* begin Data supplied *

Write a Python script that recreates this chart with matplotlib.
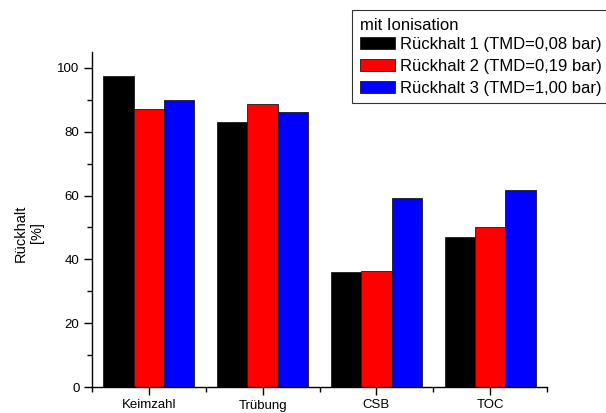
import matplotlib
matplotlib.use("Agg")

import numpy as np
import matplotlib.pyplot as plt
from matplotlib.ticker import MultipleLocator, FixedLocator

plt.rcParams["font.family"] = ["Liberation Sans", "DejaVu Sans"]

# =========================
# DATA
# =========================

categories = ["Keimzahl", "Trübung", "CSB", "TOC"]

rueckhalt_1 = [97.5, 83.1, 35.9, 46.9]
rueckhalt_2 = [87.0, 88.6, 36.4, 50.1]
rueckhalt_3 = [89.9, 86.1, 59.1, 61.8]

series_labels = [
    "Rückhalt 1 (TMD=0,08 bar)",
    "Rückhalt 2 (TMD=0,19 bar)",
    "Rückhalt 3 (TMD=1,00 bar)",
]
series_colors = ["#000000", "#ff0000", "#0000ff"]

# =========================
# FIGURE
# =========================

fig = plt.figure(figsize=(6.06, 4.13), dpi=100)
ax = fig.add_axes([92 / 606, 26 / 413, 455 / 606, 335 / 413])

x = np.arange(len(categories))
width = 0.8 / 3

for i, (vals, lab, col) in enumerate(zip([rueckhalt_1, rueckhalt_2, rueckhalt_3],
                                         series_labels, series_colors)):
    ax.bar(x + (i - 1) * width, vals, width,
           color=col, edgecolor="#1a1a1a", linewidth=0.6, label=lab)

ax.set_xlim(-0.5, len(categories) - 0.5)
ax.set_ylim(0, 105)

ax.set_xticks(x)
ax.set_xticklabels(categories)
ax.xaxis.set_minor_locator(FixedLocator(np.arange(-0.5, len(categories), 1.0)))
ax.yaxis.set_major_locator(MultipleLocator(20))
ax.yaxis.set_minor_locator(MultipleLocator(10))

for s in ["top", "right"]:
    ax.spines[s].set_visible(False)
for s in ["left", "bottom"]:
    ax.spines[s].set_linewidth(1.0)

ax.tick_params(which="major", direction="out", length=6, width=1.0,
               labelsize=9.5, pad=3)
ax.tick_params(which="minor", direction="out", length=3.5, width=1.0)

# two-line axis title, placed in figure coordinates
fig.text(29 / 606, 1 - 233 / 413, "Rückhalt\n[%]", fontsize=10.5,
         rotation=90, ha="center", va="center", multialignment="center")

# =========================
# LEGEND
# =========================

leg = ax.legend(title="mit Ionisation", fontsize=12, title_fontsize=12,
                loc="upper left", bbox_to_anchor=(352 / 606, 1 - 10 / 413),
                bbox_transform=fig.transFigure,
                frameon=True, fancybox=False, edgecolor="black",
                handlelength=2.1, handleheight=0.7, handletextpad=0.3,
                labelspacing=0.42, borderpad=0.45, borderaxespad=0)
leg._legend_box.align = "left"
leg._legend_box.sep = 3
leg.get_frame().set_linewidth(0.8)

plt.savefig("out.png", dpi=100)
plt.close()
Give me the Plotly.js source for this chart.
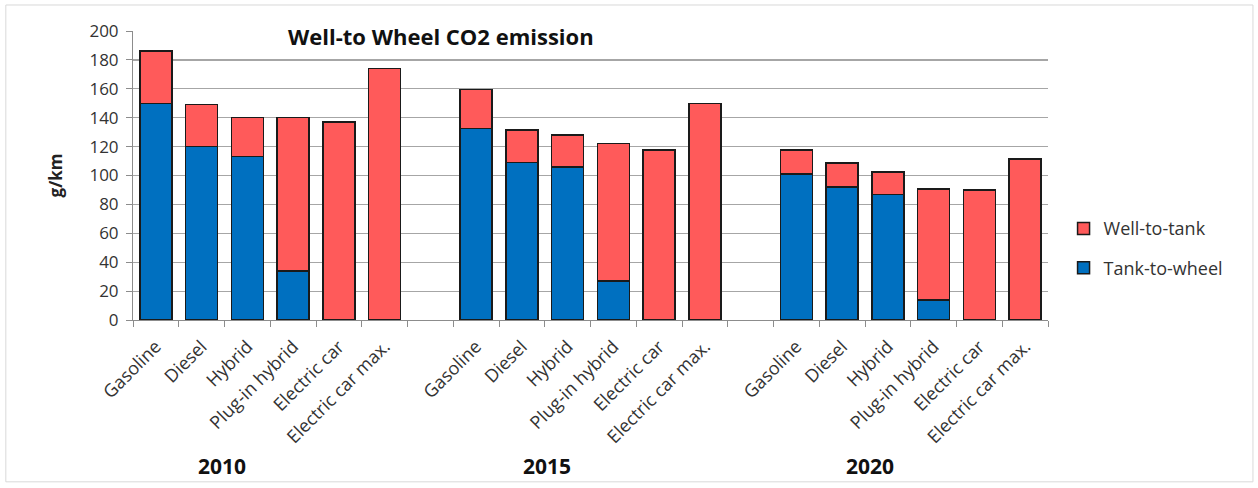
<!DOCTYPE html>
<html><head><meta charset="utf-8">
<script src="https://cdn.plot.ly/plotly-3.0.1.min.js"></script>
<style>body{margin:0;background:#fff}#c{width:1258px;height:488px}</style>
</head><body><div id="c"></div>
<script>
// Categories (20 slots: 6 bars, gap, 6 bars, gap, 6 bars)
const vehicles = ["Gasoline","Diesel","Hybrid","Plug-in hybrid","Electric car","Electric car max."];
const years = ["2010","2015","2020"];
// Total (well-to-wheel) g/km per year
const total2010 = [186, 149, 140, 140, 137, 174];
const total2015 = [159.5, 131.5, 128, 122, 117.5, 150];
const total2020 = [117.5, 108.5, 102.5, 90.5, 90, 111.5];
// Tank-to-wheel g/km per year
const ttw2010 = [150, 120, 113, 34, 0, 0];
const ttw2015 = [132.5, 109, 106, 27, 0, 0];
const ttw2020 = [101, 92, 87, 14, 0, 0];

const xs = [], ttw = [], wtt = [], ticktext = [];
const totals = [total2010, total2015, total2020];
const ttws = [ttw2010, ttw2015, ttw2020];
for (let g = 0; g < 3; g++) {
  for (let i = 0; i < vehicles.length; i++) {
    xs.push(g * 7 + i);
    ttw.push(ttws[g][i]);
    wtt.push(+(totals[g][i] - ttws[g][i]).toFixed(2));
    ticktext.push(vehicles[i]);
  }
}
const boundaries = [];
for (let k = 0; k <= 20; k++) boundaries.push(k - 0.5);

const font = "Open Sans, Liberation Sans, sans-serif";
const traces = [
  {type:"bar", name:"Tank-to-wheel", x:xs, y:ttw, legendgroup:"a", legendrank:2,
   marker:{color:"#0070C0", line:{color:"#1a1a1a", width:1.5}}, width:0.7},
  {type:"bar", name:"Well-to-tank", x:xs, y:wtt, legendgroup:"b", legendrank:1,
   marker:{color:"#FF5A5A", line:{color:"#1a1a1a", width:1.5}}, width:0.7},
  {type:"scatter", x:[0], y:[null], xaxis:"x2", showlegend:false, hoverinfo:"skip"}
];
const layout = {
  width:1258, height:488,
  margin:{l:133, r:210, t:31, b:168},
  paper_bgcolor:"#fff", plot_bgcolor:"#fff",
  barmode:"stack",
  font:{family:font, size:17, color:"#404040"},
  xaxis:{range:[-0.5,19.5], tickvals:xs, ticktext:ticktext, tickangle:-45, automargin:false,
         ticks:"", showgrid:false, zeroline:false, showline:true, linecolor:"#8c8c8c", linewidth:1,
         ticklabelstandoff:8,
         tickfont:{family:font, size:18, color:"#333"}},
  xaxis2:{range:[-0.5,19.5], overlaying:"x", matches:"x", anchor:"y", tickvals:boundaries,
          ticks:"outside", ticklen:6, tickcolor:"#8c8c8c", showticklabels:false,
          showgrid:false, zeroline:false, side:"bottom"},
  yaxis:{range:[0,200], dtick:20, ticks:"outside", ticklen:6, tickcolor:"#8c8c8c", automargin:false,
         showline:true, linecolor:"#8c8c8c", gridcolor:"#a6a6a6", gridwidth:1.2, zeroline:false,
         ticklabelstandoff:4,
         tickfont:{family:font, size:17, color:"#333"},
         title:{text:"<b>g/km</b>", font:{family:font, size:17, color:"#222"}, standoff:22}},
  legend:{x:1.017, y:0.38, xanchor:"left", yanchor:"top", traceorder:"grouped",
          tracegroupgap:13, font:{family:font, size:18, color:"#333"}, bgcolor:"rgba(0,0,0,0)"},
  annotations:[
    {text:"<b>Well-to Wheel CO2 emission</b>", xref:"paper", yref:"paper", x:0.337, y:0.983,
     xanchor:"center", yanchor:"middle", showarrow:false, font:{family:font, size:22, color:"#111"}},
    {text:"<b>"+years[0]+"</b>", xref:"x", yref:"paper", x:1.45, y:-0.505, yanchor:"middle", showarrow:false,
     font:{family:font, size:21, color:"#111"}},
    {text:"<b>"+years[1]+"</b>", xref:"x", yref:"paper", x:8.55, y:-0.505, yanchor:"middle", showarrow:false,
     font:{family:font, size:21, color:"#111"}},
    {text:"<b>"+years[2]+"</b>", xref:"x", yref:"paper", x:15.6, y:-0.505, yanchor:"middle", showarrow:false,
     font:{family:font, size:21, color:"#111"}}
  ],
  shapes:[{type:"rect", xref:"paper", yref:"paper", x0:-0.139, x1:1.224, y0:-0.56, y1:1.09,
           line:{color:"#d9d9d9", width:1}}],
  showlegend:true
};
Plotly.newPlot("c", traces, layout, {displayModeBar:false, staticPlot:true});
</script></body></html>
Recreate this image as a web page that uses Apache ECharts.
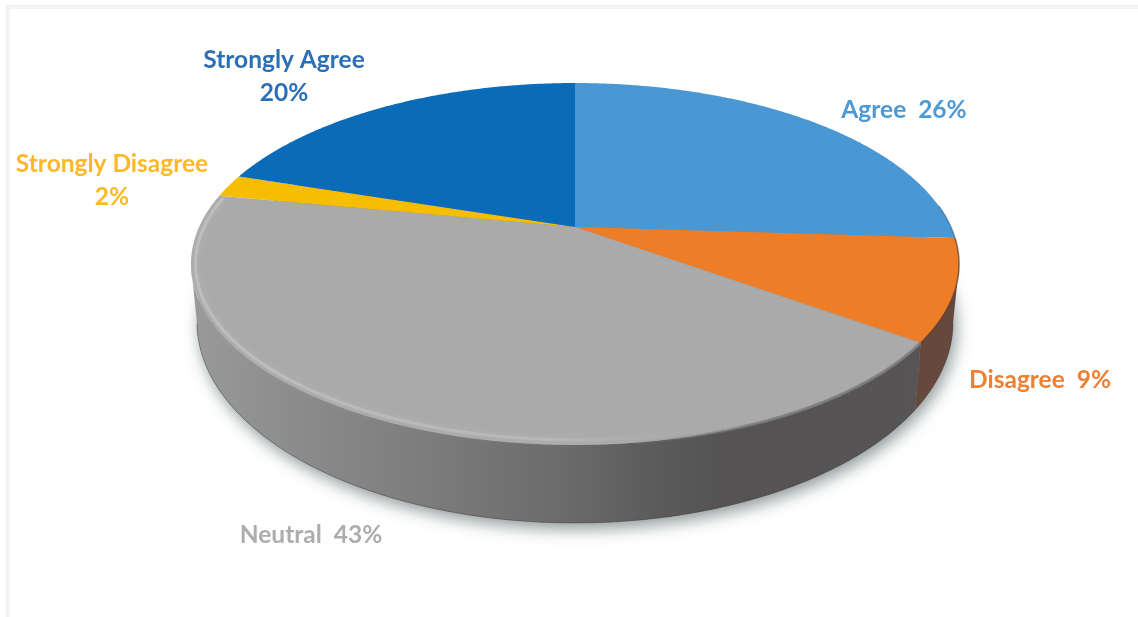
<!DOCTYPE html>
<html>
<head>
<meta charset="utf-8">
<style>
html,body{margin:0;padding:0;background:#fff;overflow:hidden}
#main{width:1138px;height:617px;filter:blur(0.7px)}
</style>
<script src="https://cdn.jsdelivr.net/npm/echarts@6/dist/echarts.min.js"></script>
</head>
<body>
<div id="main"></div>
<script>
const categories = ['Agree', 'Disagree', 'Neutral', 'Strongly Disagree', 'Strongly Agree'];
const percents = [26, 9, 43, 2, 20];
const sliceColors = ['#4a98d3', '#ed7d27', '#aaaaaa', '#f7bd02', '#0a6cb8'];
const labelColors = ['#4c9ad5', '#ef8033', '#abadaf', '#fcb827', '#2b70b6'];

// projection of the tilted disc
const APEX = {x: 575, y: 227};
const TOP = {cx: 575, cy: 264, rx: 384, ry: 181};
const BOTTOM = {cx: 575, cy: 322, rx: 378, ry: 201};
const PERSP = 0.2044, A = 375.9, B = 173.4;

// label anchors (centre of the text block)
const labelAnchor = [
  {x: 904, y: 110, split: false},
  {x: 1040, y: 380, split: false},
  {x: 311, y: 535, split: false},
  {x: 112, y: 181, split: true},
  {x: 284, y: 77, split: true}
];

const total = percents.reduce((a, b) => a + b, 0);
const starts = [];
percents.reduce((acc, v, i) => { starts[i] = acc; return acc + v; }, 0);

function onTop(pct) {
  const t = pct / total * Math.PI * 2;
  const u = Math.sin(t), v = Math.cos(t), d = 1 + PERSP * v;
  return [APEX.x + A * u / d, APEX.y - B * v / d];
}
function onBottom(p) {
  const c = (p[0] - TOP.cx) / TOP.rx, s = (p[1] - TOP.cy) / TOP.ry;
  return [BOTTOM.cx + BOTTOM.rx * c, BOTTOM.cy + BOTTOM.ry * s];
}
function arc(from, to) {
  const pts = [];
  const n = Math.max(2, Math.ceil((to - from) * 8));
  for (let i = 0; i <= n; i++) pts.push(onTop(from + (to - from) * i / n));
  return pts;
}
function lin(stops) {
  return {type: 'linear', x: 197, y: 0, x2: 912, y2: 0, global: true,
    colorStops: stops.map(s => ({offset: (s[0] - 197) / 715, color: s[1]}))};
}
const neutralSide = lin([[197, '#999999'], [300, '#8b8b8b'], [420, '#7d7d7d'], [570, '#6a6a6a'], [650, '#5c5c5c'], [720, '#555353'], [912, '#565454']]);
const disagreeSide = '#66483c';

function frontArc(i) {
  return arc(starts[i], starts[i] + percents[i]).filter(p => p[1] >= TOP.cy);
}

function renderShadow(params, api) {
  if (api.value(0) !== 0) return {type: 'group', children: []};
  const pts = [];
  for (let a = 0; a < 360; a += 2) {
    const r = a * Math.PI / 180;
    pts.push([BOTTOM.cx + BOTTOM.rx * Math.cos(r), BOTTOM.cy + BOTTOM.ry * Math.sin(r)]);
  }
  return {type: 'polygon', shape: {points: pts}, style: {
    fill: '#888', shadowBlur: 16, shadowColor: 'rgba(70,85,85,0.6)', shadowOffsetY: 6, shadowOffsetX: 3
  }};
}

function renderSide(params, api) {
  const i = api.value(0);
  if (i !== 1 && i !== 2) return {type: 'group', children: []};
  const t = frontArc(i);
  const b = t.map(onBottom);
  return {type: 'group', children: [
    {type: 'polygon', shape: {points: t.concat(b.slice().reverse())},
     style: {fill: i === 1 ? disagreeSide : neutralSide}},
    {type: 'polyline', shape: {points: b},
     style: {fill: 'none', stroke: 'rgba(60,55,55,0.45)', lineWidth: 1}}
  ]};
}

function renderTop(params, api) {
  const i = api.value(0);
  const pts = [[APEX.x, APEX.y]].concat(arc(starts[i], starts[i] + api.value(1)));
  return {type: 'polygon', shape: {points: pts}, style: {fill: sliceColors[i]}};
}

function renderRim(params, api) {
  const i = api.value(0);
  if (i === 2) {
    const edge = arc(starts[i], starts[i] + percents[i]);
    // bevel highlight along the neutral slice's outer edge
    const inset = edge.map(p => [
      TOP.cx + (p[0] - TOP.cx) * 0.988,
      TOP.cy + (p[1] - TOP.cy) * 0.972
    ]);
    return {type: 'group', children: [
      {type: 'polyline', shape: {points: edge}, style: {
        fill: 'none', lineWidth: 3,
        stroke: {type: 'linear', x: 190, y: 0, x2: 915, y2: 0, global: true, colorStops: [
          {offset: 0, color: 'rgba(120,120,120,0)'},
          {offset: 0.6, color: 'rgba(120,120,120,0)'},
          {offset: 0.8, color: 'rgba(125,125,125,0.85)'},
          {offset: 1, color: 'rgba(125,125,125,0.85)'}
        ]}
      }},
      {type: 'polyline', shape: {points: inset}, style: {
        fill: 'none', lineWidth: 3,
        stroke: {type: 'linear', x: 190, y: 0, x2: 915, y2: 0, global: true, colorStops: [
          {offset: 0, color: 'rgba(195,197,197,0.7)'},
          {offset: 0.5, color: 'rgba(190,190,190,0.6)'},
          {offset: 0.72, color: 'rgba(170,170,170,0)'},
          {offset: 1, color: 'rgba(170,170,170,0)'}
        ]},
        shadowBlur: 6, shadowColor: 'rgba(200,200,200,0.5)'
      }}
    ]};
  }
  if (i === 0 || i === 1) {
    const from = i === 0 ? starts[0] + 23 : starts[1];
    const to = starts[i] + percents[i];
    return {type: 'polyline', shape: {points: arc(from, to)}, style: {
      fill: 'none', lineWidth: 1.5,
      stroke: i === 0 ? 'rgba(40,90,130,0.55)' : 'rgba(90,60,45,0.7)'
    }};
  }
  return {type: 'group', children: []};
}

function renderLabel(params, api) {
  const i = api.value(0);
  const a = labelAnchor[i];
  const text = a.split
    ? categories[i] + '\n' + api.value(1) + '%'
    : categories[i] + '  ' + api.value(1) + '%';
  return {type: 'text', x: a.x, y: a.y, style: {
    text: text, fill: labelColors[i], align: 'center', verticalAlign: 'middle',
    font: 'bold 24.5px Lato, "Open Sans", sans-serif', lineHeight: 33
  }};
}

const rows = categories.map((c, i) => [i, percents[i], c]);
const layer = (render, z) => ({
  type: 'custom', coordinateSystem: 'none', renderItem: render, data: rows,
  silent: true, animation: false, z: z, clip: false
});

const chart = echarts.init(document.getElementById('main'), null, {renderer: 'canvas'});
chart.setOption({
  backgroundColor: '#ffffff',
  animation: false,
  graphic: [{
    type: 'polyline', z: 0, silent: true,
    shape: {points: [[7.5, 617], [7.5, 7], [1138, 7]]},
    style: {fill: 'none', stroke: '#f2f2f2', lineWidth: 4}
  }],
  series: [
    layer(renderShadow, 1),
    layer(renderSide, 2),
    layer(renderTop, 3),
    layer(renderRim, 4),
    layer(renderLabel, 5)
  ]
});
</script>
</body>
</html>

* end Data supplied *

# [What the task asks]
Can you give again only the lines between the one containing "Recreate this image" and the one containing "['#4c9ad5', '#ef8033', '#abadaf', '#fcb827', '#2b70b6'];", counting both, exactly as they appear and without any pictures?

# [Solution to this problem]
Recreate this image as a web page that uses Apache ECharts.
<!DOCTYPE html>
<html>
<head>
<meta charset="utf-8">
<style>
html,body{margin:0;padding:0;background:#fff;overflow:hidden}
#main{width:1138px;height:617px;filter:blur(0.7px)}
</style>
<script src="https://cdn.jsdelivr.net/npm/echarts@6/dist/echarts.min.js"></script>
</head>
<body>
<div id="main"></div>
<script>
const categories = ['Agree', 'Disagree', 'Neutral', 'Strongly Disagree', 'Strongly Agree'];
const percents = [26, 9, 43, 2, 20];
const sliceColors = ['#4a98d3', '#ed7d27', '#aaaaaa', '#f7bd02', '#0a6cb8'];
const labelColors = ['#4c9ad5', '#ef8033', '#abadaf', '#fcb827', '#2b70b6'];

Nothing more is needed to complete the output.